Justement, pouvez-vous préciser à quoi peut encore servir l’ANAS ?

Didier Dubasque : Nous ne nous posons pas la question à quoi elle peut servir, parce que nous n’arrêtons pas d’être sollicités. C’est par dizaines que nous recevons chaque mois fax et lettres nous posant des problèmes de toute sorte, comme encore dernièrement cette collègue nous interpellant sur une famille lui annonçant qu’elle ne la recevrait qu’en présence de son avocat ou cette autre assistante sociale convoquée au commissariat de police pour répondre d’une plainte déposée contre elle par un usager lui reprochant de ne pas avoir tout mis en œuvre pour lui faire bénéficier des prestations auxquelles il estime avoir droit. Mais les demandes ne viennent pas que des professionnels. La Direction Générale de l’Action Sociale nous a demandé, début octobre, un avis technique concernant le projet de loi pour la sécurité intérieure prévoyant la possibilité de lever le secret professionnel dans le cas où une assistante sociale serait convaincue de la dangerosité d’une personne la consultant. Nous participons aussi au groupe de travail mis en place par le ministère sur le référentiel métier (nous y défendons la notion de déontologie qui, dans le texte initial, n'a pas été retenu et pour lequel il est préféré un vague et bien flou « cadre éthique » qui ne peut suffire en l'état ). Nous serons de même présents dans le groupe travaillant sur de la réforme des études, et notamment sur l’application, au métier d’assistant de service social, de la validation des acquis de l’expérience (bien que favorables à cette démarche, nous exprimons des réserves sur les conditions de sa mise en œuvre. Il ne s'agit pas de voir la formation initiale être remplacée à terme par une simple reconnaissance des expériences acquises : l'enjeu est d'importance et essentiel pour l'avenir de notre profession). Nos interventions sont donc multiformes : ce sont elles qui nous permettent de mesurer notre utilité.

 

Vos journées d’étude de janvier 2003 portent sur le grand chambardement du travail social. Quel est pour vous le profil du professionnel du XXIème siècle ?
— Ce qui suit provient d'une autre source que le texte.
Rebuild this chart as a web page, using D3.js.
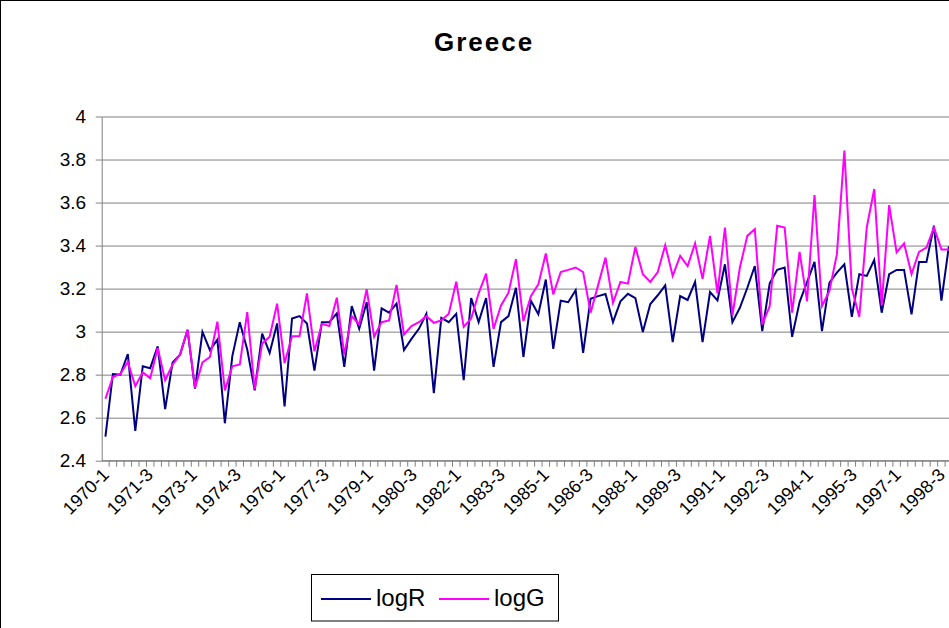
<!DOCTYPE html>
<html>
<head>
<meta charset="UTF-8">
<title>Greece</title>
<script src="https://d3js.org/d3.v7.min.js"></script>
<style>
  body { margin: 0; background: #fff; }
  svg { display: block; font-family: "Liberation Sans", Arial, sans-serif; }
  .grid line { stroke: #808080; stroke-width: 1; }
  .grid path { display: none; }
  .axis path, .axis line { stroke: #808080; }
  .axis text { font-size: 19px; fill: #000; }
  .xlabel { font-size: 18px; fill: #000; }
  .legend-text { font-size: 24px; fill: #000; }
</style>
</head>
<body>
<div id="chart"></div>
<script>
// quarters 1970-1 .. 1998-4
const years = d3.range(1970, 1999);
const quarters = [1, 2, 3, 4];
const categories = years.flatMap(y => quarters.map(q => `${y}-${q}`));

const xTickLabels = ["1970-1", "1971-3", "1973-1", "1974-3", "1976-1", "1977-3", "1979-1",
    "1980-3", "1982-1", "1983-3", "1985-1", "1986-3", "1988-1", "1989-3", "1991-1",
    "1992-3", "1994-1", "1995-3", "1997-1", "1998-3"];
const yTicks = [2.4, 2.6, 2.8, 3, 3.2, 3.4, 3.6, 3.8, 4];

const logR = [2.512, 2.803, 2.800, 2.896, 2.539, 2.839, 2.830, 2.932, 2.640, 2.857,
    2.893, 3.007, 2.735, 2.999, 2.914, 2.963, 2.574, 2.886, 3.044, 2.917,
    2.727, 2.991, 2.901, 3.038, 2.652, 3.061, 3.072, 3.038, 2.819, 3.044,
    3.044, 3.085, 2.836, 3.119, 3.013, 3.137, 2.819, 3.108, 3.088, 3.130,
    2.914, 2.966, 3.013, 3.083, 2.714, 3.064, 3.044, 3.083, 2.774, 3.156,
    3.044, 3.156, 2.836, 3.044, 3.072, 3.204, 2.882, 3.144, 3.081, 3.242,
    2.920, 3.144, 3.137, 3.193, 2.901, 3.153, 3.165, 3.175, 3.044, 3.141,
    3.176, 3.156, 2.998, 3.128, 3.169, 3.215, 2.951, 3.165, 3.147, 3.231,
    2.951, 3.184, 3.145, 3.313, 3.044, 3.111, 3.204, 3.305, 3.002, 3.225,
    3.287, 3.298, 2.976, 3.137, 3.230, 3.324, 3.002, 3.228, 3.274, 3.313,
    3.069, 3.267, 3.259, 3.333, 3.088, 3.267, 3.287, 3.287, 3.080, 3.324,
    3.324, 3.492, 3.144, 3.396];

const logG = [2.688, 2.789, 2.803, 2.859, 2.746, 2.811, 2.783, 2.924, 2.774, 2.847,
    2.893, 3.010, 2.738, 2.857, 2.882, 3.046, 2.727, 2.839, 2.847, 3.091,
    2.733, 2.945, 2.976, 3.130, 2.854, 2.979, 2.979, 3.178, 2.909, 3.036,
    3.026, 3.158, 2.893, 3.072, 3.033, 3.197, 2.976, 3.044, 3.052, 3.217,
    2.987, 3.026, 3.044, 3.072, 3.041, 3.052, 3.083, 3.232, 3.022, 3.061,
    3.178, 3.270, 3.013, 3.122, 3.181, 3.337, 3.049, 3.165, 3.220, 3.363,
    3.173, 3.277, 3.287, 3.298, 3.277, 3.088, 3.215, 3.344, 3.134, 3.231,
    3.223, 3.394, 3.267, 3.231, 3.277, 3.402, 3.259, 3.352, 3.305, 3.410,
    3.246, 3.445, 3.178, 3.484, 3.075, 3.298, 3.445, 3.477, 3.033, 3.119,
    3.492, 3.484, 3.088, 3.371, 3.142, 3.635, 3.119, 3.189, 3.360, 3.842,
    3.200, 3.069, 3.484, 3.663, 3.123, 3.588, 3.368, 3.410, 3.267, 3.371,
    3.391, 3.484, 3.382, 3.382];

const W = 949, H = 628;
const plotLeft = 101.7, plotTop = 116.5, plotBottom = 460.7;
const step = 7.464;

const svg = d3.select("#chart").append("svg")
    .attr("width", W)
    .attr("height", H);

// chart area border (only left + top fall inside the picture)
svg.append("rect")
    .attr("x", 0.5).attr("y", 0.5)
    .attr("width", W + 10).attr("height", H + 10)
    .attr("fill", "none")
    .attr("stroke", "#000");

const x = d3.scaleBand()
    .domain(categories)
    .range([plotLeft, plotLeft + categories.length * step])
    .padding(0);
const plotRight = plotLeft + categories.length * step;

// excel squeezes the rotated labels a little tighter than the categories
const labelX = d3.scaleLinear()
    .domain([0, categories.indexOf("1998-3")])
    .range([110, 946]);

const y = d3.scaleLinear()
    .domain([2.4, 4])
    .range([plotBottom, plotTop]);

// gridlines
svg.append("g")
    .attr("class", "grid")
    .attr("transform", `translate(${plotLeft},0)`)
    .call(d3.axisRight(y).tickValues(yTicks).tickSize(plotRight - plotLeft).tickFormat(""));

// Y axis
const yAxis = svg.append("g")
    .attr("class", "axis")
    .attr("transform", `translate(${plotLeft},0)`)
    .call(d3.axisLeft(y).tickValues(yTicks).tickSize(6).tickSizeOuter(0).tickPadding(9)
        .tickFormat(d3.format("~g")));
yAxis.selectAll("text")
    .attr("x", -15.5)
    .attr("text-anchor", "end");

// X axis line and tick marks between categories
const xAxis = svg.append("g").attr("class", "axis");
xAxis.append("line")
    .attr("x1", plotLeft).attr("x2", plotRight)
    .attr("y1", plotBottom).attr("y2", plotBottom);
xAxis.selectAll(".xtick")
    .data(categories)
    .enter().append("line")
    .attr("class", "xtick")
    .attr("x1", d => x(d) + step).attr("x2", d => x(d) + step)
    .attr("y1", plotBottom).attr("y2", plotBottom + 6);

svg.selectAll(".xlabel")
    .data(xTickLabels)
    .enter().append("text")
    .attr("class", "xlabel")
    .attr("text-anchor", "end")
    .attr("transform", d => `translate(${labelX(categories.indexOf(d))},476) rotate(-45)`)
    .text(d => d);

// lines
const line = d3.line()
    .x((d, i) => x(categories[i]) + x.bandwidth() / 2)
    .y(d => y(d));

svg.append("path")
    .datum(logR)
    .attr("fill", "none")
    .attr("stroke", "#000080")
    .attr("stroke-width", 2)
    .attr("d", line);

svg.append("path")
    .datum(logG)
    .attr("fill", "none")
    .attr("stroke", "#FF00FF")
    .attr("stroke-width", 2)
    .attr("d", line);

// title
svg.append("text")
    .attr("x", 484)
    .attr("y", 51)
    .attr("text-anchor", "middle")
    .style("font-size", "26px")
    .style("font-weight", "bold")
    .style("letter-spacing", "2px")
    .text("Greece");

// legend
const legend = svg.append("g");
legend.append("rect")
    .attr("x", 311.5).attr("y", 574.5)
    .attr("width", 247).attr("height", 46.5)
    .attr("fill", "#fff")
    .attr("stroke", "#000");

const series = [
    {name: "logR", color: "#000080", x0: 321},
    {name: "logG", color: "#FF00FF", x0: 439}
];
series.forEach(s => {
    legend.append("line")
        .attr("x1", s.x0).attr("x2", s.x0 + 50)
        .attr("y1", 599).attr("y2", 599)
        .attr("stroke", s.color)
        .attr("stroke-width", 2);
    legend.append("text")
        .attr("class", "legend-text")
        .attr("x", s.x0 + 55)
        .attr("y", 606)
        .text(s.name);
});
</script>
</body>
</html>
Didier Dubasque : En ce qui me concerne, je ne crois pas à l’émergence d’un travailleur social unique. Pour construire une maison, on a besoin de multiples professionnels issus de formations différentes même s'ils doivent tous se retrouver autour d’une tâche commune. Pour notre secteur, il en va de même : les méthodologies sont tellement diversifiées, les champs d’intervention tellement variés, qu’il faut des intervenants aux spécialisations différentes, même si, là aussi, ils peuvent se retrouver autour d’un référentiel commun. On a beaucoup parlé depuis quelques années de la crise du travail social. Un certain nombre de facteurs a contribué à inquiéter les professionnels : perte de sens, mutations venant bousculer les représentations traditionnelles, épuisement, pyramide des âges provoquant des vagues de départ en retraite etc ... Il faut arrêter de dire que tout va mal. Tous les indicateurs disponibles présentent nos métiers comme porteur d’avenir. Nous possédons des compétences, une expertise, des savoirs. Mais nous ne savons ni les mettre en valeur, ni les communiquer. L’obligation de réserve, tout comme le secret professionnel, nous ont habitués à ne pas prendre position publiquement. Or, nous avons des choses à dire. Nous sommes à une place d’observation irremplaçable. Nous ne devons pas nous laisser enfermer dans le rôle du simple exécutant, ni nous laisser instrumentaliser. Il va nous falloir changer nos habitudes et ne plus hésiter à prendre la parole. C’est pourquoi, nous sommes partie prenante de la « conférence permanente des organisations représentatives des acteurs professionnels du social » qui essaie de dégager un point de vue commun des professionnels qui sont trop souvent absent du débat public sur les grands sujets de société.

 

Dernière question : une rumeur a couru, concernant une offre promotionnelle que vous souhaitiez lancer : pour chaque nouvelle adhésion, une caisse de bière bretonne envoyée...

Didier Dubasque : je vous arrête tout de suite et m’inscris en faux contre une telle contre vérité qui après enquête, semble provenir d’un certain Jean-Luc M. au demeurant très jaloux de la qualité de notre production locale et qui s’est juré sa perte.